Copy out, from the entries below, each line holding the string "LaTeX".

******************************

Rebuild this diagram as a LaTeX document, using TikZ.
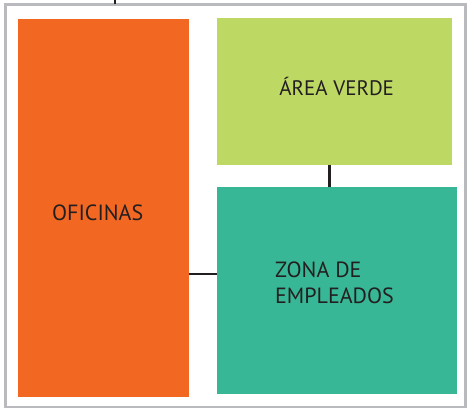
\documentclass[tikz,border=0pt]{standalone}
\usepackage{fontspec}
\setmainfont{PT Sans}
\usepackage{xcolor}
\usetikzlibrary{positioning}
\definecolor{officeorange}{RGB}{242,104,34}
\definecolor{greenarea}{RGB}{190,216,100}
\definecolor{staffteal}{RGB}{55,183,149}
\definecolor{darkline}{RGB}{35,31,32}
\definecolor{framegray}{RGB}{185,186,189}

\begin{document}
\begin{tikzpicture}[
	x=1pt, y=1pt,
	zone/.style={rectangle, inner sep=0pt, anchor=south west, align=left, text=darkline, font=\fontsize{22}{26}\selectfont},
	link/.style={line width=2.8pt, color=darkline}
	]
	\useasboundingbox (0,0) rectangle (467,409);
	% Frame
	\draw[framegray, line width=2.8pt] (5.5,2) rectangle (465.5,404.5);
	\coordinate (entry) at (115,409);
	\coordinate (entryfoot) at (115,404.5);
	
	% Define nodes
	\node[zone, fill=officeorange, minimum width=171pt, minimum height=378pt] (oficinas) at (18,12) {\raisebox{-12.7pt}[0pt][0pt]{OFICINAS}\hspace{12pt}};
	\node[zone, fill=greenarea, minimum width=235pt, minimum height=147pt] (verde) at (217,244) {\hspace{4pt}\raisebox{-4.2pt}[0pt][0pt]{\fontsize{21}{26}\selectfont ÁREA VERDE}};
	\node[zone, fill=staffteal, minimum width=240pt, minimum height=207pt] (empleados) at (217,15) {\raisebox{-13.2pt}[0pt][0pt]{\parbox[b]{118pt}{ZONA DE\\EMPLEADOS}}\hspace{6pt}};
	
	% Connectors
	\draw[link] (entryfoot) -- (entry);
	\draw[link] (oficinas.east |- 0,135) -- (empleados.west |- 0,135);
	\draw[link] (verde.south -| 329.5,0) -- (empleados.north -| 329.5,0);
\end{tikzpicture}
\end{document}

******************************

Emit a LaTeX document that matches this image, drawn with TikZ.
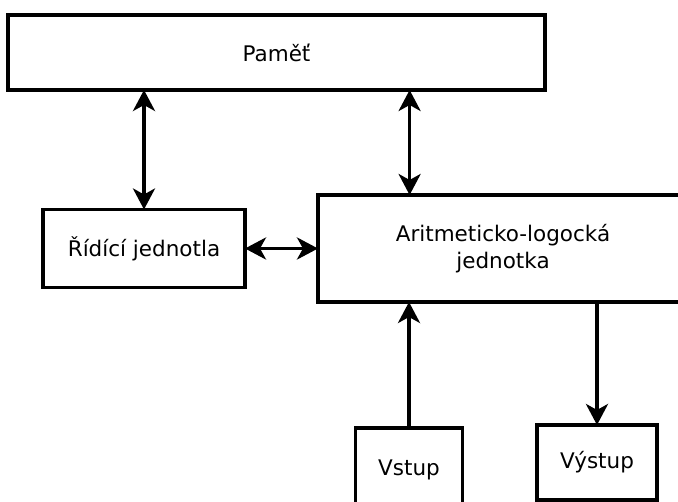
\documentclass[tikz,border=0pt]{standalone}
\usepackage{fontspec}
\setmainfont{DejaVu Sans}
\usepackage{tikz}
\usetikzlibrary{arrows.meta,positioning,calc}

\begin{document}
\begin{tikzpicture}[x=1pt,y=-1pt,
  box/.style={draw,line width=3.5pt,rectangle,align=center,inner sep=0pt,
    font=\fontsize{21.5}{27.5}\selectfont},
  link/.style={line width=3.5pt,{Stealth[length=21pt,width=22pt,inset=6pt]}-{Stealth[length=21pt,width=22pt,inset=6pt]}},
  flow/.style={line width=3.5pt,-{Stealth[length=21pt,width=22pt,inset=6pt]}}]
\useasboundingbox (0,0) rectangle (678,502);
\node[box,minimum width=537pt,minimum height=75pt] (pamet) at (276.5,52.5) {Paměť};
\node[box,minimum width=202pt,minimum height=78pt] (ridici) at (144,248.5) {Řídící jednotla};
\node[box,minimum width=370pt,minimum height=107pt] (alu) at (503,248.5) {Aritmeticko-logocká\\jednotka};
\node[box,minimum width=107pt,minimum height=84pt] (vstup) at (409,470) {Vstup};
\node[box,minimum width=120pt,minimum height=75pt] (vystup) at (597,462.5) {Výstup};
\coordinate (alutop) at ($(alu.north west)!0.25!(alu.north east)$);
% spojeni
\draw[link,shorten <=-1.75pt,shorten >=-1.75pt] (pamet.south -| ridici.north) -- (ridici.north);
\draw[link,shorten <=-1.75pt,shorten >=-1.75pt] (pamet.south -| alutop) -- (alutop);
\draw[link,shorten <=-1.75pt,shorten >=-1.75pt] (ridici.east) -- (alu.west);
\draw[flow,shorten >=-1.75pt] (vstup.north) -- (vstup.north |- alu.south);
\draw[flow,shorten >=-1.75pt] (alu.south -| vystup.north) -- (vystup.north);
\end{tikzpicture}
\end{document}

******************************

» Finished task
Rebuild this diagram as a LaTeX document, using TikZ.
Emit a LaTeX document that matches this image, drawn with TikZ.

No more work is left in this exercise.